### What is expected
Copy the data below exactly, omitting any picture it contains.

### Material provided
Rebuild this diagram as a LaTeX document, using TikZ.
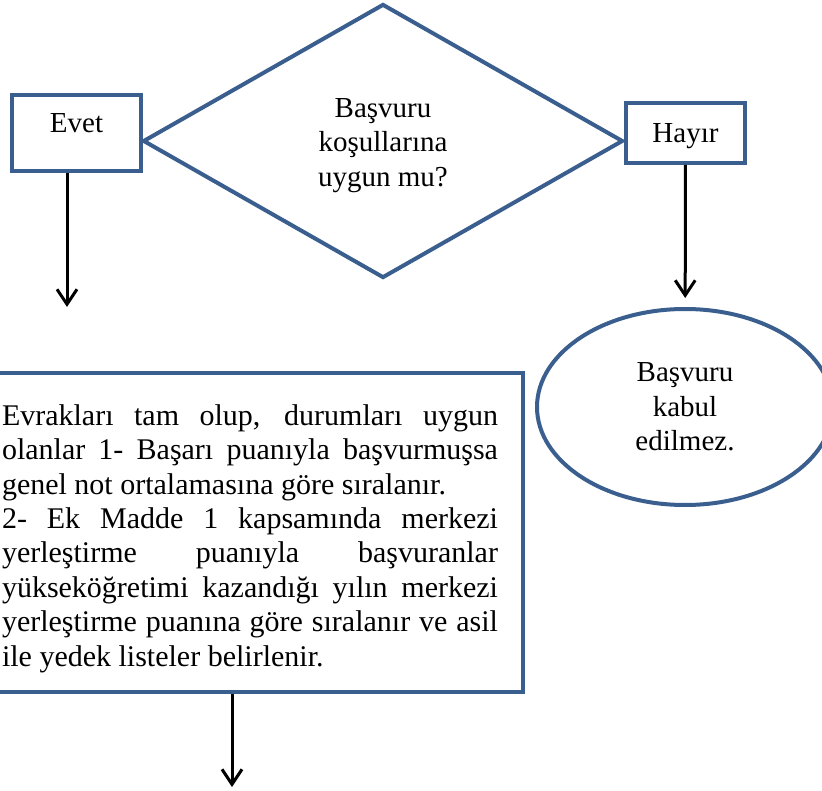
\documentclass[tikz,border=0pt]{standalone}
\usepackage{fontspec}
\setmainfont{Liberation Serif}
\usetikzlibrary{shapes.geometric,arrows.meta}
\definecolor{kutumavi}{HTML}{3A5F8F}
\setlength{\parindent}{0pt}
\hyphenpenalty=10000
\begin{document}
\begin{tikzpicture}[x=1pt,y=-1pt,
  kutu/.style={draw=kutumavi,line width=4pt,inner sep=0pt,
    font=\fontsize{29}{34.4}\selectfont},
  ok/.style={draw=black,line width=3pt,-{Straight Barb[length=15pt,width=20pt]}}]
\useasboundingbox (0,0) rectangle (822,791);
\node[kutu,diamond,minimum width=480pt,minimum height=274pt,align=center] (soru) at (383,141)
  {\rule{0pt}{28pt}Başvuru\\koşullarına\\uygun mu?};
\node[kutu,minimum width=129pt,minimum height=76pt,text depth=20pt] (evet) at (76.5,133) {Evet};
\node[kutu,minimum width=119pt,minimum height=60pt,text depth=0pt] (hayir) at (685.5,133) {Hayır};
\node[kutu,ellipse,minimum width=296pt,minimum height=196pt,align=center] (ret) at (685,407)
  {Başvuru\\kabul\\edilmez.};
\node[kutu,text width=496pt,inner xsep=25pt,minimum height=319pt,align=justify,
  font=\fontsize{30}{34.4}\selectfont] (liste) at (250,532.5)
  {\rule{0pt}{33pt}Evrakları tam olup, durumları uygun\linebreak
   olanlar 1- Başarı puanıyla başvurmuşsa\linebreak
   genel not ortalamasına göre sıralanır.\\
   2- Ek Madde 1 kapsamında merkezi\linebreak
   yerleştirme puanıyla başvuranlar\linebreak
   yükseköğretimi kazandığı yılın merkezi\linebreak
   yerleştirme puanına göre sıralanır ve asil\linebreak
   ile yedek listeler belirlenir.};
\coordinate (evetuc) at (67,307);
\coordinate (listeuc) at (232,787);
\draw[ok] (evetuc |- evet.south) -- (evetuc);
\draw[ok,shorten >=9pt] (hayir) -- (ret);
\draw[ok] (listeuc |- liste.south) -- (listeuc);
\end{tikzpicture}
\end{document}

### Response below
Rebuild this diagram as a LaTeX document, using TikZ.
\documentclass[tikz,border=0pt]{standalone}
\usepackage{fontspec}
\setmainfont{Liberation Serif}
\usetikzlibrary{shapes.geometric,arrows.meta}
\definecolor{kutumavi}{HTML}{3A5F8F}
\setlength{\parindent}{0pt}
\hyphenpenalty=10000
\begin{document}
\begin{tikzpicture}[x=1pt,y=-1pt,
  kutu/.style={draw=kutumavi,line width=4pt,inner sep=0pt,
    font=\fontsize{29}{34.4}\selectfont},
  ok/.style={draw=black,line width=3pt,-{Straight Barb[length=15pt,width=20pt]}}]
\useasboundingbox (0,0) rectangle (822,791);
\node[kutu,diamond,minimum width=480pt,minimum height=274pt,align=center] (soru) at (383,141)
  {\rule{0pt}{28pt}Başvuru\\koşullarına\\uygun mu?};
\node[kutu,minimum width=129pt,minimum height=76pt,text depth=20pt] (evet) at (76.5,133) {Evet};
\node[kutu,minimum width=119pt,minimum height=60pt,text depth=0pt] (hayir) at (685.5,133) {Hayır};
\node[kutu,ellipse,minimum width=296pt,minimum height=196pt,align=center] (ret) at (685,407)
  {Başvuru\\kabul\\edilmez.};
\node[kutu,text width=496pt,inner xsep=25pt,minimum height=319pt,align=justify,
  font=\fontsize{30}{34.4}\selectfont] (liste) at (250,532.5)
  {\rule{0pt}{33pt}Evrakları tam olup, durumları uygun\linebreak
   olanlar 1- Başarı puanıyla başvurmuşsa\linebreak
   genel not ortalamasına göre sıralanır.\\
   2- Ek Madde 1 kapsamında merkezi\linebreak
   yerleştirme puanıyla başvuranlar\linebreak
   yükseköğretimi kazandığı yılın merkezi\linebreak
   yerleştirme puanına göre sıralanır ve asil\linebreak
   ile yedek listeler belirlenir.};
\coordinate (evetuc) at (67,307);
\coordinate (listeuc) at (232,787);
\draw[ok] (evetuc |- evet.south) -- (evetuc);
\draw[ok,shorten >=9pt] (hayir) -- (ret);
\draw[ok] (listeuc |- liste.south) -- (listeuc);
\end{tikzpicture}
\end{document}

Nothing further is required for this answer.